Nonetheless, impact the Texas legal landscape he did.
In a July 3, 1995, story in Texas Lawyer, “A Tale of Two Cities,” firm leaders directly attributed the viability of their office expansions in Dallas and Houston to Southwest Airlines, which began operating flights in Texas after Kelleher won a court case allowing it in 1971. From the story:
With few exceptions, it seems the offices were opened less because of a particular client's needs than because a presence at both ends of I-45 is considered a minimum requirement for firms that want to be considered statewide or regional players. Easing the logistics was Southwest Airlines, whose frequent, cheap flights to and from both cities made the commute less daunting.
Southwest Airlines took the hassle out of traveling between these Texas cities, which count hundreds of miles between them. Dallas to Houston is 240 miles, which is nearly the same distance as Washington D.C. is to New York City. With Southwest, commutes to just about any city in Texas could be made in a fraction of the time.
“Southwest Airlines made it work,” said Baker Botts managing partner E. William Barnett in 1995. Barnett expounded on those comments in a recent interview.
“So much of the work we do in Dallas we wouldn't be doing without an office there,” said Barnett, who served as general manager of Baker Botts from 1984 to 1998. The firm opened its Dallas office in 1985 with eight lawyers.
Some of that early work included representing Electronic Data Systems, a Dallas company started by business magnate and former presidential candidate Ross Perot in 1962. And when Baker Botts set out to start an intellectual property practice, its initial hires were in Dallas, Barnett said. The IP practice alone now boasts 150 lawyers. All told, Baker Botts today has 742 lawyers working in more than a dozen offices around the world, with 371 based in Texas.
Harry Reasoner, a firm leader at Houston-based Vinson & Elkins echoed those sentiments regarding its own office expansions. “The ease of travel certainly facilitated our development of our offices in Dallas and Austin,” said Reasoner, a partner who joined the firm in 1964 and served as its managing partner from 1992 to 2001.
But the biggest impact that Southwest had on V&E was as a client.
“We were known as the law firm that represented Southwest,” Reasoner said.
And no conversation of outsized Texas lawyers would be complete without mentioning Charles “Chip” Babcock, a Jackson Walker litigator with a reputation for winning with an emphasis on media and First Amendment cases that—in the early days—would take him all throughout Texas.
Babcock recalled representing a newspaper reporter who was covering the trial of Fort Worth millionaire T. Cullen Davis on a murder-for-hire charge in Houston in the late 1970s.

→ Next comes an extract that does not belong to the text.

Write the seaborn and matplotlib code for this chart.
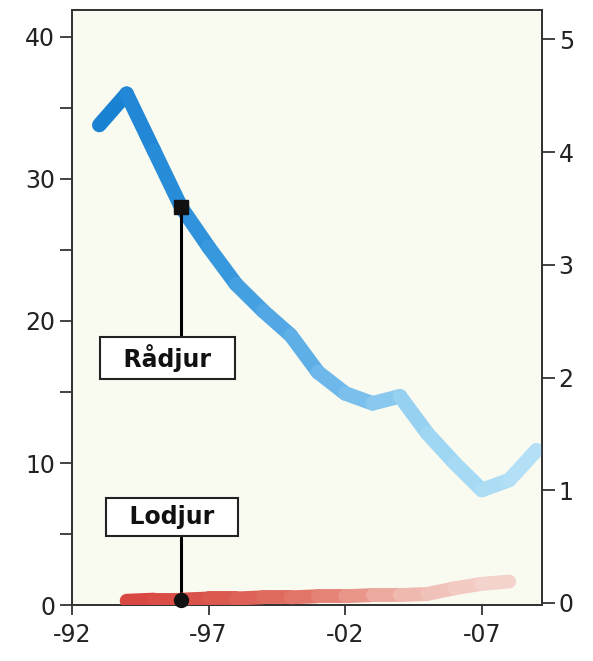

Davis was accused of hiring a hit-man to murder his estranged wife, Priscilla Davis, and the judge overseeing their divorce. The Dallas Times Herald called him, Babcock said, because its reporter had been subpoenaed to testify at the trial, which would preclude her from being in the courtroom to cover the trial.
“I whipped up a motion to quash (the subpoena) and got on Southwest out of Dallas,” Babcock said. “I couldn't have gotten to the hearing except for Southwest Airlines.”
Davis was acquitted of the solicitation of murder charge in November 1979.
In terms of a more regular commute, Babcock said the firm asked him to help with the merger of cultures between Jackson Walker and Dotson Scofield in 1990. When Babcock moved back to Dallas in 1993, he had a management position in Houston that required frequent trips there. “I had both Dallas and Houston cases,” he said. “Frankly, I couldn't have done it without Southwest Airlines.”
Kelleher himself commuted back and forth between Dallas, where Southwest is headquartered, and San Antonio, where his family was located. It actually wasn't uncommon for members of the company's legal team to commute between those two cities, said Debby Ackerman. Ackerman started working at Southwest in 1988 and was promoted as the airline's first female general counsel in 2001.
“Every morning they'd get up and take the 7 am flight from San Antonio to Dallas, practice all day, and then turn around and take the 6 or 7 pm flight back home again,” she said.
And in those early days as the airline attempted to keep costs low, lawyers weren't exactly sticking around for the great pay, but for a culture that valued people.
“[Herb] valued lawyers; valued their contributions; was eager to hear from them on a variety of topics,” she said. “It was just a very good place to be a lawyer. Because you were really part of the whole team. And I know that's not the case in every company who has lawyers and certainly not the case in every airline that has lawyers. So I felt very fortunate to work for them.”
Kelleher himself was a meticulous lawyer who would read all the company's SEC filings, proxy statements and 10-K reports.
“I got to where I would leave a red-herring in there just so he could catch something,” she said. “And he would go 'aha!' and he would take such glee in finding something wrong with it.”
Working for a boss with such high standards wasn't off-putting for Ackerman. She said that she really was never all that proud to be a lawyer until she started working for Southwest Airlines.
“I think the team idea that we all work at the same place and all have the same ultimate goal works any place, that was from Herb's great genius,” she said.
Those principles flowed from a man who didn't grow up in an elitist environment. You don't have to look much further than the lack of first-class seats on Southwest's planes to understand his egalitarian nature, which seeped into all aspects of company culture.
“It's funny the thing about Southwest Airlines, you ask anybody—ask a flight attendant, a reservation agent, whoever it is—what is the most important job in the company? 'Oh mine, I have the most important job in the company',” she said. “I mean everybody was convinced, honestly, that they had the most important job in the company. And [Herb] made them all feel that way!”